Gore quotes Winston Churchill who told England in the 1930’s about the growing political [Nazi] threat in Europe: “The era of procrastination is coming to a close; in its place we are entering a period of consequences.” Gore says that if we do not move to stop global warming now, in fifty years the polar ice cap will melt and the earth will not be able to sustain life.

 

A few things in the film impressed me deeply. One was when Gore said that U.S. cars cannot be sold in China because they do not meet the ecological standards of China. Here we abhor China’s human right violations, but aren’t the air and earth we all share the context for human rights? Isn’t a lack of care for the earth the ultimate human rights violation?

 

Then Gore spoke about the economy: that to change our environmental standards will improve the economy, not damage it. The one visual, as simple as it is, that expresses this fully is of the scales: on one side there are blocks of gold bullion, on the other is the earth. If there is no earth (which seems like such an extreme, right?), gold won’t matter.

 

The third thing that hits rather hard is that the United States is the worst offender of the environment of all the countries, and some continents, in the world.

 

I just saw a commercial with a little girl saying that we have coal reserves that will last another couple hundred years. Maybe she was speaking pro-environment; I couldn’t hear it all. But even if we have coal and petroleum to last for decades, it won’t matter if the polar ice cap is gone. No one is contesting how much natural fossil fuel we have; the issue is global warming and what we can do to change the consequences.

 

Michael Moore criticized the culture of fear that the media and the government promote; meanwhile his rhetoric generated some fears as well. Gore does not seem to want to make us afraid; he wants to motivate us to take action now, from recycling to supporting candidates who support the environment.

 

Americans do not like to be inconvenienced. We are into immediate gratification, and heaven help us if the DSL line goes down. I don’t like to be inconvenienced when I have my plans all made and someone calls and all of a sudden my day, my week, my month changes because I am asked to do something for someone else or just do something other than what I had planned.

 

In the case for the earth, however, to be inconvenienced by the truth of global warming is a choice for others – and for self.

 

Gore calls the environmental situation a moral imperative in the film, and some aspects of the solution are political. Last night on television he called it a spiritual imperative. This made me think of the Principles of Catholic Social Teaching, and how they relate to the Beatitudes. All of a sudden, the moral and the spiritual nature of our care for the earth become clear. The balance of freedom and responsibility in how we live our lives on the earth (the common good, human dignity, stewardship, etc.) touch the deepest recesses of the human person

 

Congratulations to Hollywood for making another film that matters.
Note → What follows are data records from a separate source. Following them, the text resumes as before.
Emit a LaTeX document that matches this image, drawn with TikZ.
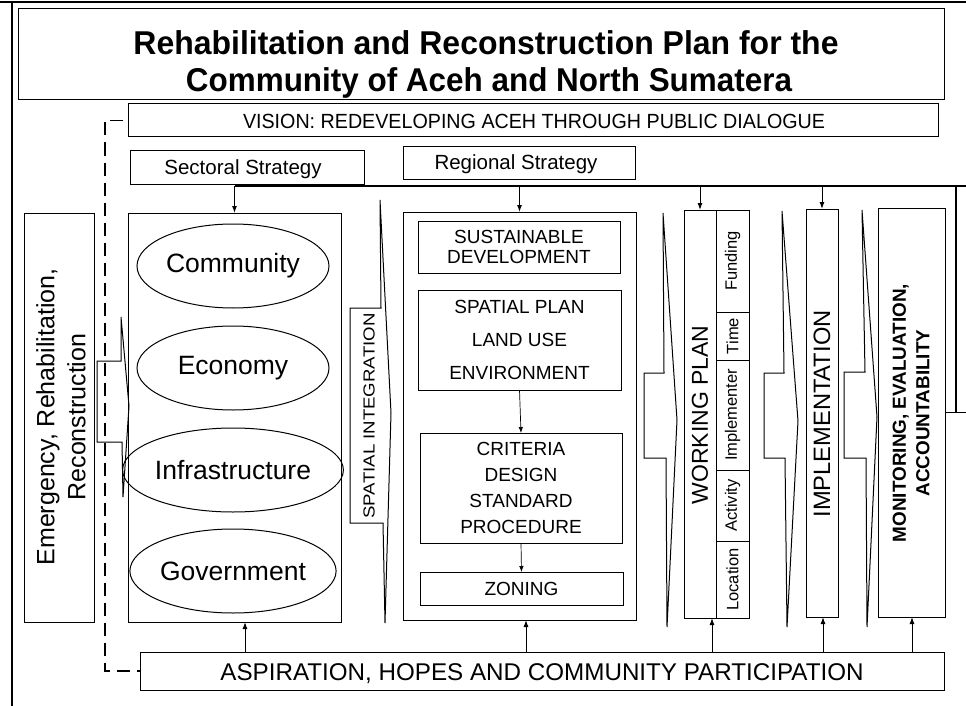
\documentclass[tikz,border=0pt]{standalone}
\usepackage{fontspec}
\setmainfont{Liberation Sans}
\usetikzlibrary{arrows.meta,shapes.geometric}
\newcommand{\fsz}[2]{\fontsize{#1}{#2}\selectfont}
\begin{document}
\begin{tikzpicture}[x=1pt,y=-1pt,
  box/.style={draw,line width=1pt,inner sep=0pt,outer sep=0pt},
  oval/.style={draw,ellipse,line width=1pt,minimum width=192pt,minimum height=84pt,inner sep=0pt,font=\fsz{26.5}{26.5}},
  lbl/.style={inner sep=0pt,outer sep=0pt,anchor=base},
  rlbl/.style={inner sep=0pt,outer sep=0pt,rotate=90,align=center},
  arr/.style={-{Latex[length=7pt,width=5pt]},line width=1pt},
  thinarr/.style={-{Latex[length=6pt,width=4.5pt]},line width=0.7pt},
  chevron/.style={draw,line width=1pt,line join=miter},
  feed/.style={line width=1.4pt},
  cell/.style={rlbl,font=\fsz{16.5}{16.5}},
  dashline/.style={line width=1.6pt,dash pattern=on 13pt off 7pt}
]
\useasboundingbox (0,0) rectangle (966,706);
\fill[white] (0,0) rectangle (966,706);

% frame
\draw[line width=1.6pt] (0,2) -- (966,2);
\draw[line width=1.2pt] (12,2) -- (12,706);

% title
\node[box,minimum width=926pt,minimum height=91pt] (title) at (481,54.5) {};
\node[lbl] (title1) at (486,55) {\fsz{33}{33}\bfseries\resizebox{705pt}{\height}{Rehabilitation and Reconstruction Plan for the}};
\node[lbl] (title2) at (489,92) {\fsz{33}{33}\bfseries\resizebox{606pt}{\height}{Community of Aceh and North Sumatera}};

% vision
\node[box,minimum width=810pt,minimum height=33pt] (vision) at (533,120.5) {};
\node[lbl] (visiontext) at (534,128.3) {\fsz{20.5}{20.5}\resizebox{582pt}{\height}{VISION: REDEVELOPING ACEH THROUGH PUBLIC DIALOGUE}};

% strategies
\node[box,minimum width=234pt,minimum height=34pt] (secstr) at (247,167) {};
\node[lbl] (secstrtext) at (243,175) {\fsz{20.5}{20.5}Sectoral Strategy};
\node[box,minimum width=232pt,minimum height=33pt] (regstr) at (519,162.5) {};
\node[lbl] (regstrtext) at (516,169.5) {\fsz{20.5}{20.5}Regional Strategy};

% emergency column
\node[box,minimum width=70pt,minimum height=409pt] (emerg) at (59,417.5) {};
\node[rlbl,font=\fsz{25}{31}] (emergtext) at (61,417) {Emergency, Rehabilitation,\\Reconstruction};

% sectoral column
\node[box,minimum width=213pt,minimum height=409pt] (sect) at (234.5,417.5) {};
\node[oval] (comm) at (233,266) {Community};
\node[oval] (econ) at (233,368) {Economy};
\node[oval] (infra) at (233,470) {Infrastructure};
\node[oval] (gov) at (233,571) {Government};

% regional column
\node[box,minimum width=233pt,minimum height=408pt] (reg) at (519.5,416) {};
\node[box,minimum width=202pt,minimum height=52pt,align=center,font=\fsz{19}{19.5}] (sust) at (519,247) {SUSTAINABLE\\DEVELOPMENT};
\node[box,minimum width=203pt,minimum height=100pt,align=center,font=\fsz{19}{33}] (splan) at (519.5,340) {SPATIAL PLAN\\LAND USE\\ENVIRONMENT};
\node[box,minimum width=202pt,minimum height=110pt,align=center,font=\fsz{19}{26.3}] (crit) at (521,488) {CRITERIA\\DESIGN\\STANDARD\\PROCEDURE};
\node[box,minimum width=203pt,minimum height=33pt,font=\fsz{19}{19}] (zon) at (521.5,588.5) {ZONING};
\draw[thinarr] (splan.south) -- (crit.north);
\draw[thinarr] (crit.south) -- (zon.north);

% working plan
\node[box,minimum width=32pt,minimum height=408pt] (wp) at (700,414) {};
\node[rlbl,font=\fsz{23}{23}] (wptext) at (700,415) {WORKING PLAN};
\node[box,minimum width=33pt,minimum height=102pt] (fund) at (732.5,261) {};
\node[cell] (fundtext) at (732.5,261) {Funding};
\node[box,minimum width=33pt,minimum height=48pt] (time) at (732.5,336) {};
\node[cell] (timetext) at (732.5,336) {Time};
\node[box,minimum width=33pt,minimum height=110pt] (implr) at (732.5,415) {};
\node[cell] (implrtext) at (732.5,415) {Implementer};
\node[box,minimum width=33pt,minimum height=71pt] (act) at (732.5,505.5) {};
\node[cell] (acttext) at (732.5,505.5) {Activity};
\node[box,minimum width=33pt,minimum height=77pt] (loc) at (732.5,579.5) {};
\node[cell] (loctext) at (732.5,579.5) {Location};

% implementation
\node[box,minimum width=32pt,minimum height=408pt] (impl) at (822,413) {};
\node[rlbl,font=\fsz{23.7}{23.7}] (impltext) at (822,414) {IMPLEMENTATION};

% monitoring
\node[box,minimum width=67pt,minimum height=409pt] (mon) at (911.5,412.5) {};
\node[rlbl,font=\fsz{18.9}{23.5}\bfseries] (montext) at (911,413) {MONITORING, EVALUATION,\\ACCOUNTABILITY};

% aspiration
\node[box,minimum width=804pt,minimum height=38pt] (asp) at (542,671) {};
\node[lbl] (asptext) at (542,680) {\fsz{24.2}{24.2}ASPIRATION, HOPES AND COMMUNITY PARTICIPATION};

% chevron arrows
\draw[chevron] (97,361) -- (121,361) -- (121,317) -- (129,406) -- (123,497) -- (122,442) -- (97,442) -- cycle;
\draw[chevron] (350,308) -- (381,308) -- (380,200) -- (391,413) -- (385,623) -- (383,523) -- (350,523) -- cycle;
\node[rlbl] (spattext) at (369,416) {\fsz{16}{16}\resizebox{205pt}{\height}{SPATIAL INTEGRATION}};
\draw[chevron] (644,373) -- (664,373) -- (663,213) -- (677,420) -- (667,627) -- (666,458) -- (644,458) -- cycle;
\draw[chevron] (764,373) -- (784,373) -- (782,211) -- (798,421) -- (787,627) -- (785,458) -- (764,458) -- cycle;
\draw[chevron] (844,372) -- (865,372) -- (862,210) -- (877,417) -- (867,627) -- (866,458) -- (844,458) -- cycle;

% top distribution line
\coordinate (tr) at (966,186);
\coordinate (fbk) at (956,186);
\draw[feed] (sect.north |- tr) -- (tr);
\draw[arr] (sect.north |- tr) -- (sect.north);
\draw[arr] (reg.north |- tr) -- (reg.north);
\draw[arr] (wp.north |- tr) -- (wp.north);
\draw[arr] (impl.north |- tr) -- (impl.north);
\draw[feed] (fbk) -- (fbk |- mon.east);
\draw[feed] (mon.east) -- (mon.east -| tr);

% bottom arrows
\draw[arr] ([xshift=10.5pt]sect.south |- asp.north) -- ([xshift=10.5pt]sect.south);
\draw[arr] ([xshift=6.5pt]reg.south |- asp.north) -- ([xshift=6.5pt]reg.south);
\draw[arr] ([xshift=12pt]wp.south |- asp.north) -- ([xshift=12pt]wp.south);
\draw[arr] ([xshift=1pt]impl.south |- asp.north) -- ([xshift=1pt]impl.south);
\draw[arr] ([xshift=0.5pt]mon.south |- asp.north) -- ([xshift=0.5pt]mon.south);

% dashed link
\draw[dashline] ([xshift=-5pt]vision.west) -- ++(-18,0) |- (asp.west);
\end{tikzpicture}
\end{document}
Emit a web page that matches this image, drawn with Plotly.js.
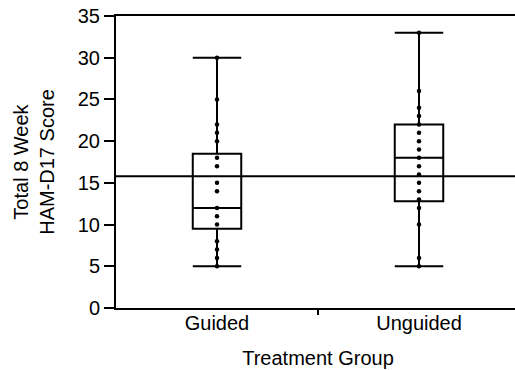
<!DOCTYPE html>
<html>
<head>
<meta charset="utf-8">
<script src="https://cdn.plot.ly/plotly-3.0.1.min.js"></script>
<style>
html, body { margin: 0; padding: 0; overflow: hidden; background: #fff; width: 515px; height: 370px; }
#chart { width: 525px; height: 370px; }
</style>
</head>
<body>
<div id="chart"></div>
<script>
// ---- data ----
const groups = ['Guided', 'Unguided'];
const q1Values = [9.5, 12.8];
const medianValues = [12, 18];
const q3Values = [18.5, 22];
const minValues = [5, 5];
const maxValues = [30, 33];
const guidedPoints = [30, 25, 22, 21, 20, 18, 17, 15, 14, 12, 11, 10, 8, 7, 6, 5];
const unguidedPoints = [33, 26, 24, 23, 22, 21, 20, 19, 18, 17, 16, 15, 14, 13, 12, 10, 6, 5];
const overallMean = 15.8;
const yTickVals = [0, 5, 10, 15, 20, 25, 30, 35];
const xTitle = 'Treatment Group';
const yTitle = 'Total 8 Week<br>HAM-D17 Score';

const FONT = 'Liberation Sans, Arial, sans-serif';
const FS = 20;

const traces = [
  {
    type: 'box',
    x: groups,
    q1: q1Values,
    median: medianValues,
    q3: q3Values,
    lowerfence: minValues,
    upperfence: maxValues,
    boxpoints: false,
    width: 0.24,
    whiskerwidth: 1,
    fillcolor: 'rgba(255,255,255,0)',
    line: { color: '#000', width: 2 },
    hoverinfo: 'skip',
    showlegend: false
  },
  {
    type: 'scatter',
    mode: 'markers',
    x: guidedPoints.map(() => groups[0]),
    y: guidedPoints,
    marker: { color: '#000', size: 4.5 },
    showlegend: false
  },
  {
    type: 'scatter',
    mode: 'markers',
    x: unguidedPoints.map(() => groups[1]),
    y: unguidedPoints,
    marker: { color: '#000', size: 4.5 },
    showlegend: false
  },
  {
    type: 'scatter',
    mode: 'lines',
    x: [-0.5, 1.5],
    y: [overallMean, overallMean],
    xaxis: 'x2',
    line: { color: '#000', width: 2 },
    showlegend: false
  }
];

const layout = {
  width: 525,
  height: 370,
  margin: { l: 116, r: 5, t: 16, b: 62 },
  paper_bgcolor: '#fff',
  plot_bgcolor: '#fff',
  font: { family: FONT, size: FS, color: '#000' },
  xaxis: {
    type: 'category',
    range: [-0.5, 1.5],
    showline: true,
    linecolor: '#000',
    linewidth: 2,
    mirror: true,
    ticks: '',
    ticklabelstandoff: -4,
    showgrid: false,
    zeroline: false,
    tickfont: { family: FONT, size: FS, color: '#000' },
    title: { text: xTitle, font: { family: FONT, size: FS, color: '#000' }, standoff: 18 },
    automargin: false
  },
  xaxis2: {
    overlaying: 'x',
    range: [-0.5, 1.5],
    tickvals: [0.5],
    ticks: 'outside',
    ticklen: 6,
    tickwidth: 2,
    tickcolor: '#000',
    showticklabels: false,
    showline: false,
    showgrid: false,
    zeroline: false,
    side: 'bottom'
  },
  yaxis: {
    range: [0, 35],
    tickvals: yTickVals,
    ticks: 'outside',
    ticklen: 10,
    tickwidth: 2,
    tickcolor: '#000',
    showline: true,
    linecolor: '#000',
    linewidth: 2,
    showgrid: false,
    zeroline: false,
    tickfont: { family: FONT, size: FS, color: '#000' },
    title: { text: yTitle, font: { family: FONT, size: FS, color: '#000' }, standoff: 18 },
    automargin: false
  }
};

Plotly.newPlot('chart', traces, layout, { displayModeBar: false, staticPlot: true });
</script>
</body>
</html>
Kudos.

 

Awareness                   Reflection                     Dialogue                       Action

 

Make up the process Gore implicitly asks us to enter into; this is also the process of theological reflection. Whether we believe in God or not, the earth is ours to save or to lose.

 

(PS Prophets don’t tell the future; they teach, they tell the truth. But in point of fact, prophets are not listened to in their own country; and no one likes them very much because their teachings … afflict the comfortable.)